Do this: Quote word for word the lines below, beginning with the first and ending with the one that has "const yg = d3.scaleLinear().domain([0,16]).range([138,30]);". Drop the pictures.

--- Start ---

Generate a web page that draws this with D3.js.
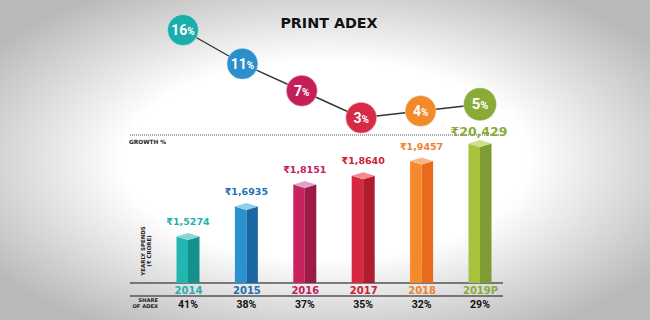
<!DOCTYPE html>
<html><head><meta charset="utf-8">
<script src="https://cdn.jsdelivr.net/npm/d3@7"></script>
<style>html,body{margin:0;padding:0;background:#fff;overflow:hidden}</style>
</head><body>
<svg id="c" width="650" height="320"></svg>
<script>
const years = ["2014","2015","2016","2017","2018","2019P"];
const spends = [15274,16935,18151,18640,19457,20429];
const spendLabels = ["₹1,5274","₹1,6935","₹1,8151","₹1,8640","₹1,9457","₹20,429"];
const growth = [16,11,7,3,4,5];
const share = [41,38,37,35,32,29];
const frontColors = ["#22b6b1","#2a93cf","#c8235f","#d8283f","#f6882c","#a9c23c"];
const sideColors  = ["#15918d","#1a67a6","#9d1947","#b01b2d","#e96a1c","#7e9c34"];
const topColors   = ["#86d6d2","#8fcdec","#dfa2c9","#f28a96","#f9b487","#cfe08c"];
const circleColors= ["#1aaeaa","#2b8fcb","#c41f5a","#d72a45","#f38a2a","#8aaa3a"];
const labelColors = ["#26b0ad","#1f6fb8","#c22060","#cc2035","#f08030","#8aab3a"];

const svg = d3.select("#c");
const W = 650, H = 320;
const FONT = "'DejaVu Sans', 'Noto Sans', sans-serif";
const NARROW = "'Liberation Sans Narrow', 'Roboto', sans-serif";

// vignette background
const defs = svg.append("defs");
const rg = defs.append("radialGradient").attr("id","bg")
  .attr("cx","0.5").attr("cy","0.5").attr("r","0.62");
rg.append("stop").attr("offset","0").attr("stop-color","#ffffff");
rg.append("stop").attr("offset","0.5").attr("stop-color","#ffffff");
rg.append("stop").attr("offset","1").attr("stop-color","#b9b9b9");
svg.append("rect").attr("width",W).attr("height",H).attr("fill","url(#bg)");

// title
svg.append("text").attr("x",329).attr("y",28).attr("text-anchor","middle")
  .attr("font-family",FONT).attr("font-weight",700).attr("font-size",14.3)
  .attr("fill","#111").text("PRINT ADEX");

// scales
const x = d3.scalePoint().domain(years).range([188,480]);
const xg = d3.scalePoint().domain(years).range([183,480]);
const y = d3.scaleLinear().domain([12500,21000]).range([283,129.7]);
const yg = d3.scaleLinear().domain([0,16]).range([138,30]);

// dotted growth line
svg.append("line").attr("x1",130).attr("x2",502).attr("y1",135).attr("y2",135)
  .attr("stroke","#8a8a8a").attr("stroke-width",1.5).attr("stroke-dasharray","1,1");
svg.append("text").attr("x",129).attr("y",143.5).attr("font-family",FONT)
  .attr("font-weight",700).attr("font-size",5.8).attr("fill","#222").text("GROWTH %");

// axis lines
svg.append("line").attr("x1",130).attr("x2",503).attr("y1",283).attr("y2",283)
  .attr("stroke","#555").attr("stroke-width",1.4);
svg.append("line").attr("x1",130).attr("x2",503).attr("y1",296).attr("y2",296)
  .attr("stroke","#555").attr("stroke-width",1.4);

// bars
const bw = 23, d = 3.5;
const data = years.map((yr,i)=>({yr, v:spends[i], i}));
const bars = svg.append("g").selectAll("g").data(data).join("g");
bars.each(function(p){
  const g = d3.select(this);
  const xc = x(p.yr), x0 = xc - bw/2, x1 = xc + bw/2;
  const yt = y(p.v), yb = y(12500);
  g.append("polygon").attr("points",[[x0,yt+d],[xc,yt+2*d],[xc,yb],[x0,yb]].join(" "))
    .attr("fill",frontColors[p.i]);
  g.append("polygon").attr("points",[[xc,yt+2*d],[x1,yt+d],[x1,yb],[xc,yb]].join(" "))
    .attr("fill",sideColors[p.i]);
  g.append("polygon").attr("points",[[x0,yt+d],[xc,yt],[x1,yt+d],[xc,yt+2*d]].join(" "))
    .attr("fill",topColors[p.i]);
  const big = p.i === 5;
  g.append("text").attr("x", xc - (big?1:0)).attr("y", yt - (big?4:8))
    .attr("text-anchor","middle").attr("font-family",FONT).attr("font-weight",700)
    .attr("font-size", big?12.5:9.5).attr("fill",labelColors[p.i]).text(spendLabels[p.i]);
});

// growth line + circles
const line = d3.line().x((v,i)=>xg(years[i])).y(v=>yg(v));
svg.append("path").attr("d",line(growth)).attr("fill","none")
  .attr("stroke","#333").attr("stroke-width",1.4);
const cg = svg.append("g").selectAll("g").data(growth).join("g")
  .attr("transform",(v,i)=>`translate(${xg(years[i])},${yg(v)})`);
cg.append("circle").attr("r",(v,i)=>i===5?16.5:15.5).attr("fill",(v,i)=>circleColors[i])
  .attr("stroke","#fff").attr("stroke-width",0.8).attr("stroke-opacity",0.5);
const ct = cg.append("text").attr("text-anchor","middle").attr("y",5)
  .attr("font-family",NARROW).attr("font-weight",700).attr("fill","#fff");
ct.append("tspan").attr("font-size",(v,i)=>i===5?15:14).text(v=>v);
ct.append("tspan").attr("font-size",(v,i)=>i===5?11:10).text("%");

// year labels via axis
const ax = svg.append("g").attr("transform","translate(0,285)")
  .call(d3.axisBottom(x).tickSize(0).tickPadding(2));
ax.select(".domain").remove();
ax.selectAll("text").attr("font-family",FONT).attr("font-weight",700).attr("font-size",10)
  .attr("fill",(t,i)=>labelColors[i]);

// share labels
svg.append("g").selectAll("text").data(share).join("text")
  .attr("x",(v,i)=>x(years[i])).attr("y",308).attr("text-anchor","middle")
  .attr("font-family",NARROW).attr("font-weight",700)
  .attr("font-size",10.5).attr("fill","#111").text(v=>v+"%");

// side labels
const sl = svg.append("text").attr("font-family",FONT).attr("font-weight",700)
  .attr("font-size",5.2).attr("fill","#222").attr("text-anchor","end");
sl.append("tspan").attr("x",158).attr("y",302).text("SHARE");
sl.append("tspan").attr("x",158).attr("y",308).text("OF ADEX");

const yl = svg.append("text").attr("transform","rotate(-90)")
  .attr("font-family",FONT).attr("font-weight",700).attr("font-size",5.5)
  .attr("fill","#222").attr("text-anchor","middle");
yl.append("tspan").attr("x",-251).attr("y",145).text("YEARLY SPENDS");
yl.append("tspan").attr("x",-251).attr("y",151).text("(₹ CRORE)");
</script>
</body></html>
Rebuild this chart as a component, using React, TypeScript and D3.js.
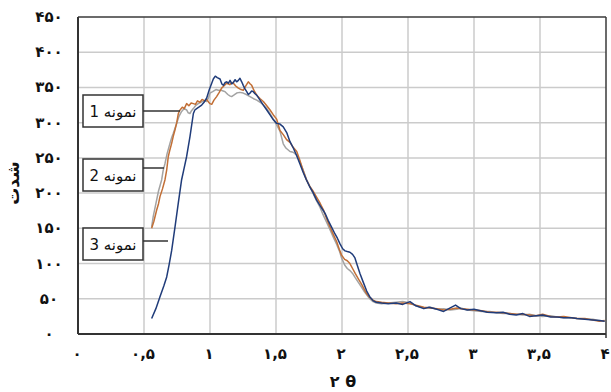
import React from "react";
import * as d3 from "d3";

const xTicks = [0, 0.5, 1, 1.5, 2, 2.5, 3, 3.5, 4];
const xTickLabels = ["۰", "۰,۵", "۱", "۱,۵", "۲", "۲,۵", "۳", "۳,۵", "۴"];
const yTicks = [0, 50, 100, 150, 200, 250, 300, 350, 400, 450];
const yTickLabels = ["۰", "۵۰", "۱۰۰", "۱۵۰", "۲۰۰", "۲۵۰", "۳۰۰", "۳۵۰", "۴۰۰", "۴۵۰"];
const xTitle = "۲ θ";
const yTitle = "شدت";
const seriesNames = ["نمونه 1", "نمونه 2", "نمونه 3"];

// sample 1 (orange)
const sample1: [number, number][] = [[0.558,150],[0.575,160],[0.596,176],[0.61,185],[0.621,195],[0.64,206],[0.659,219],[0.672,233],[0.684,252],[0.697,262],[0.71,271],[0.722,281],[0.735,290],[0.748,300],[0.76,313],[0.773,318],[0.79,322],[0.805,320],[0.823,327],[0.84,324],[0.857,328],[0.874,327],[0.89,326],[0.905,331],[0.924,329],[0.94,333],[0.96,331],[0.975,333],[0.99,329],[1.0,327],[1.013,326],[1.03,332],[1.05,337],[1.07,343],[1.088,349],[1.105,352],[1.126,356],[1.15,354],[1.165,357],[1.177,356],[1.195,352],[1.215,349],[1.235,347],[1.252,346],[1.27,352],[1.29,358],[1.305,355],[1.316,353],[1.335,345],[1.354,339],[1.38,334],[1.404,330],[1.43,324],[1.455,318],[1.48,311],[1.505,305],[1.53,289],[1.555,283],[1.58,276],[1.606,272],[1.63,265],[1.657,259],[1.68,247],[1.705,232],[1.73,219],[1.755,210],[1.78,203],[1.805,195],[1.833,186],[1.86,176],[1.885,163],[1.909,152],[1.935,141],[1.96,131],[1.98,120],[1.997,112],[2.02,106],[2.04,104],[2.06,100],[2.08,93],[2.1,86],[2.125,78],[2.15,70],[2.17,63],[2.187,57],[2.21,52],[2.235,48],[2.26,46],[2.3,45],[2.35,44],[2.41,43],[2.46,44],[2.515,43],[2.56,41],[2.62,38],[2.67,37],[2.72,36],[2.77,34],[2.82,35],[2.87,37],[2.9,36],[2.95,35],[3.0,34],[3.06,33],[3.12,31],[3.17,31],[3.22,30],[3.27,29],[3.32,28],[3.37,28],[3.42,27],[3.47,26],[3.52,28],[3.58,25],[3.63,24],[3.68,25],[3.74,23],[3.78,22],[3.84,22],[3.9,20],[3.95,18],[3.99,19]];

// sample 2 (gray)
const sample2: [number, number][] = [[0.558,152],[0.57,167],[0.59,185],[0.61,203],[0.634,219],[0.645,232],[0.659,242],[0.675,256],[0.697,271],[0.71,279],[0.722,285],[0.735,292],[0.748,299],[0.765,309],[0.785,316],[0.805,320],[0.823,318],[0.835,314],[0.848,313],[0.86,317],[0.874,320],[0.89,324],[0.911,327],[0.93,329],[0.955,331],[0.975,330],[0.99,336],[1.0,342],[1.02,344],[1.045,347],[1.063,346],[1.085,346],[1.1,345],[1.114,344],[1.135,340],[1.15,338],[1.164,337],[1.18,339],[1.202,342],[1.225,343],[1.252,342],[1.275,340],[1.303,337],[1.33,334],[1.354,332],[1.38,329],[1.404,325],[1.43,320],[1.455,313],[1.48,305],[1.505,297],[1.53,288],[1.555,270],[1.575,264],[1.606,259],[1.63,258],[1.657,254],[1.68,245],[1.705,233],[1.73,220],[1.755,210],[1.78,200],[1.805,190],[1.833,180],[1.86,168],[1.885,158],[1.909,148],[1.935,137],[1.96,127],[1.98,118],[1.997,108],[2.02,98],[2.04,93],[2.06,90],[2.08,86],[2.1,80],[2.125,73],[2.15,66],[2.17,60],[2.19,55],[2.21,50],[2.235,46],[2.26,44],[2.3,43],[2.35,44],[2.41,45],[2.46,46],[2.515,44],[2.56,40],[2.62,37],[2.67,38],[2.72,35],[2.77,36],[2.82,34],[2.87,35],[2.9,37],[2.95,34],[3.0,33],[3.06,32],[3.12,32],[3.17,30],[3.22,29],[3.27,29],[3.32,28],[3.37,27],[3.42,28],[3.47,26],[3.52,25],[3.58,26],[3.63,24],[3.68,23],[3.74,23],[3.78,22],[3.84,21],[3.9,21],[3.95,19],[3.99,18]];

// sample 3 (blue)
const sample3: [number, number][] = [[0.558,22],[0.59,36],[0.621,53],[0.65,68],[0.672,81],[0.69,98],[0.71,119],[0.735,152],[0.76,186],[0.785,219],[0.8,232],[0.823,252],[0.848,280],[0.874,313],[0.885,318],[0.899,320],[0.915,322],[0.937,325],[0.955,329],[0.975,335],[0.995,347],[1.013,356],[1.025,362],[1.04,366],[1.055,364],[1.076,362],[1.09,355],[1.101,353],[1.115,357],[1.126,358],[1.14,356],[1.152,360],[1.165,355],[1.177,357],[1.19,361],[1.202,358],[1.215,360],[1.227,363],[1.24,358],[1.252,353],[1.265,348],[1.278,344],[1.29,340],[1.303,342],[1.316,345],[1.328,344],[1.341,341],[1.354,339],[1.379,332],[1.404,325],[1.43,318],[1.455,311],[1.48,304],[1.505,299],[1.53,298],[1.555,294],[1.581,286],[1.606,273],[1.631,264],[1.657,253],[1.68,242],[1.707,229],[1.73,219],[1.758,208],[1.78,201],[1.808,190],[1.835,182],[1.859,175],[1.875,170],[1.896,161],[1.92,152],[1.947,142],[1.965,136],[1.985,128],[2.005,121],[2.023,118],[2.04,117],[2.06,116],[2.08,113],[2.098,108],[2.115,98],[2.136,86],[2.16,74],[2.187,61],[2.21,53],[2.237,47],[2.26,45],[2.3,44],[2.35,43],[2.41,44],[2.46,42],[2.515,46],[2.56,40],[2.62,36],[2.66,38],[2.72,35],[2.77,32],[2.82,37],[2.86,41],[2.9,36],[2.95,34],[3.0,35],[3.05,33],[3.1,31],[3.17,30],[3.22,31],[3.27,28],[3.32,27],[3.37,29],[3.42,25],[3.47,26],[3.52,27],[3.58,24],[3.63,24],[3.68,23],[3.74,23],[3.78,22],[3.84,21],[3.9,20],[3.95,19],[3.99,18]];

const W = 611;
const H = 392;
const left = 78, right = 606, top = 17, bottom = 334;
const FONT = "'DejaVu Sans', 'Noto Sans', sans-serif";

export default function App() {
  const x = d3.scaleLinear().domain([0, 4]).range([left, right]);
  const y = d3.scaleLinear().domain([0, 450]).range([bottom, top]);
  const line = d3
    .line<[number, number]>()
    .x((d) => x(d[0]))
    .y((d) => y(d[1]))
    .curve(d3.curveLinear);

  const series = [
    { data: sample2, color: "#a3a3a3" },
    { data: sample1, color: "#c26f36" },
    { data: sample3, color: "#203c7a" },
  ];

  const boxes = [
    { name: seriesNames[0], bx: 83, by: 95, bh: 32, ly: 111, lx: 180 },
    { name: seriesNames[1], bx: 83, by: 159, bh: 32, ly: 168, lx: 164 },
    { name: seriesNames[2], bx: 83, by: 228, bh: 32, ly: 241, lx: 168 },
  ];
  const bw = 60;

  return (
    <svg
      width={W}
      height={H}
      style={{ position: "absolute", left: 0, top: 0, background: "#fff" }}
    >
      <rect x={0} y={0} width={W} height={H} fill="#fff" />
      {/* grid */}
      {xTicks.slice(1, -1).map((t) => (
        <line key={"gx" + t} x1={x(t)} x2={x(t)} y1={top} y2={bottom} stroke="#cbcbcb" strokeWidth={1.5} />
      ))}
      {yTicks.slice(1, -1).map((t) => (
        <line key={"gy" + t} x1={left} x2={right} y1={y(t)} y2={y(t)} stroke="#cbcbcb" strokeWidth={1.5} />
      ))}
      {/* frame */}
      <line x1={left} x2={right} y1={top} y2={top} stroke="#3a3a3a" strokeWidth={1.5} />
      <line x1={right} x2={right} y1={top} y2={bottom} stroke="#3a3a3a" strokeWidth={1.5} />
      <line x1={left} x2={left} y1={top} y2={bottom} stroke="#333" strokeWidth={2} />
      <line x1={left} x2={right} y1={bottom} y2={bottom} stroke="#333" strokeWidth={2} />
      <line x1={right} x2={right} y1={bottom} y2={bottom + 4} stroke="#333" strokeWidth={1.5} />

      {/* series */}
      {series.map((s, i) => (
        <path key={i} d={line(s.data) || ""} fill="none" stroke={s.color} strokeWidth={1.5} strokeLinejoin="round" />
      ))}

      {/* legend boxes */}
      {boxes.map((b, i) => (
        <g key={"b" + i}>
          <line x1={b.bx + bw} x2={b.lx} y1={b.ly} y2={b.ly} stroke="#333" strokeWidth={1.5} />
          <rect x={b.bx} y={b.by} width={bw} height={b.bh} fill="#fff" stroke="#333" strokeWidth={1.5} />
          <text
            x={b.bx + bw / 2}
            y={b.by + b.bh / 2 + 5.5}
            textAnchor="middle"
            direction="rtl"
            fontFamily={FONT}
            fontSize={15}
            fill="#111"
          >
            {b.name}
          </text>
        </g>
      ))}

      {/* y tick labels */}
      {yTicks.map((t, i) => (
        <text key={"yl" + t} x={49} y={y(t) + 5} textAnchor="middle" fontFamily={FONT} fontWeight="bold" fontSize={15} fill="#111">
          {yTickLabels[i]}
        </text>
      ))}
      {/* x tick labels */}
      {xTicks.map((t, i) => (
        <text key={"xl" + t} x={x(t) - 1} y={359} textAnchor="middle" fontFamily={FONT} fontWeight="bold" fontSize={15} fill="#111">
          {xTickLabels[i]}
        </text>
      ))}
      <text x={343} y={387} textAnchor="middle" fontFamily={FONT} fontWeight="bold" fontSize={16} fill="#111">
        {xTitle}
      </text>
      <text
        transform={`translate(19,183) rotate(-90)`}
        textAnchor="middle"
        fontFamily={FONT}
        fontWeight="bold"
        fontSize={17}
        fill="#111"
      >
        {yTitle}
      </text>
    </svg>
  );
}
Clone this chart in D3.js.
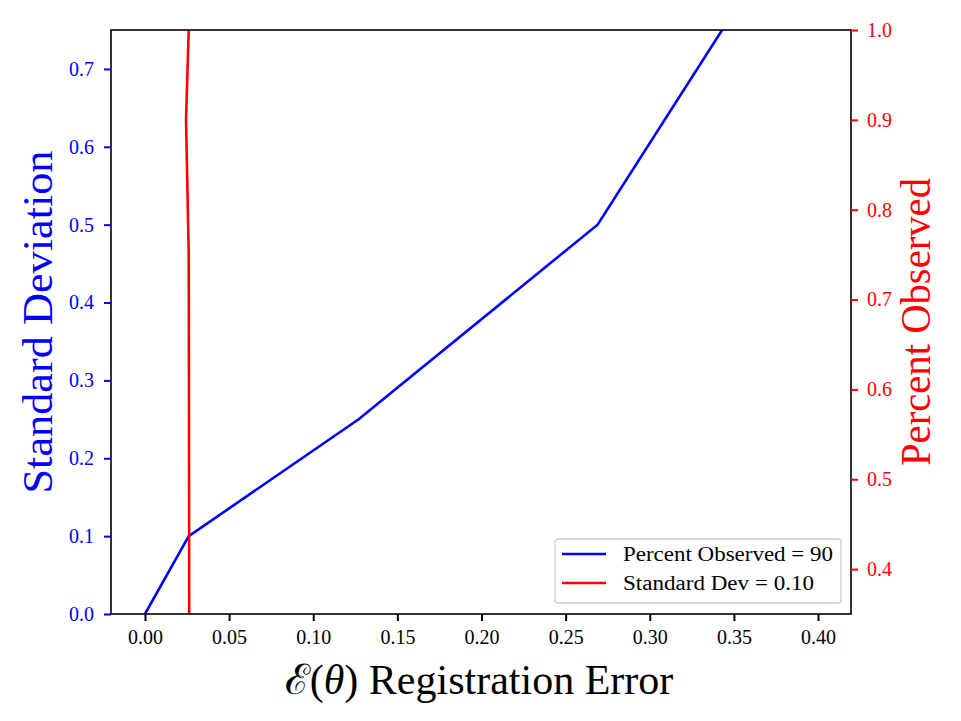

--- End ---

The completed task:
Generate a web page that draws this with D3.js.
<!DOCTYPE html>
<html><head><meta charset="utf-8">
<script src="https://cdn.jsdelivr.net/npm/d3@7"></script>
<style>html,body{margin:0;padding:0;background:#fff;overflow:hidden}</style>
</head><body>
<svg id="c" width="650" height="320"></svg>
<script>
const years = ["2014","2015","2016","2017","2018","2019P"];
const spends = [15274,16935,18151,18640,19457,20429];
const spendLabels = ["₹1,5274","₹1,6935","₹1,8151","₹1,8640","₹1,9457","₹20,429"];
const growth = [16,11,7,3,4,5];
const share = [41,38,37,35,32,29];
const frontColors = ["#22b6b1","#2a93cf","#c8235f","#d8283f","#f6882c","#a9c23c"];
const sideColors  = ["#15918d","#1a67a6","#9d1947","#b01b2d","#e96a1c","#7e9c34"];
const topColors   = ["#86d6d2","#8fcdec","#dfa2c9","#f28a96","#f9b487","#cfe08c"];
const circleColors= ["#1aaeaa","#2b8fcb","#c41f5a","#d72a45","#f38a2a","#8aaa3a"];
const labelColors = ["#26b0ad","#1f6fb8","#c22060","#cc2035","#f08030","#8aab3a"];

const svg = d3.select("#c");
const W = 650, H = 320;
const FONT = "'DejaVu Sans', 'Noto Sans', sans-serif";
const NARROW = "'Liberation Sans Narrow', 'Roboto', sans-serif";

// vignette background
const defs = svg.append("defs");
const rg = defs.append("radialGradient").attr("id","bg")
  .attr("cx","0.5").attr("cy","0.5").attr("r","0.62");
rg.append("stop").attr("offset","0").attr("stop-color","#ffffff");
rg.append("stop").attr("offset","0.5").attr("stop-color","#ffffff");
rg.append("stop").attr("offset","1").attr("stop-color","#b9b9b9");
svg.append("rect").attr("width",W).attr("height",H).attr("fill","url(#bg)");

// title
svg.append("text").attr("x",329).attr("y",28).attr("text-anchor","middle")
  .attr("font-family",FONT).attr("font-weight",700).attr("font-size",14.3)
  .attr("fill","#111").text("PRINT ADEX");

// scales
const x = d3.scalePoint().domain(years).range([188,480]);
const xg = d3.scalePoint().domain(years).range([183,480]);
const y = d3.scaleLinear().domain([12500,21000]).range([283,129.7]);
const yg = d3.scaleLinear().domain([0,16]).range([138,30]);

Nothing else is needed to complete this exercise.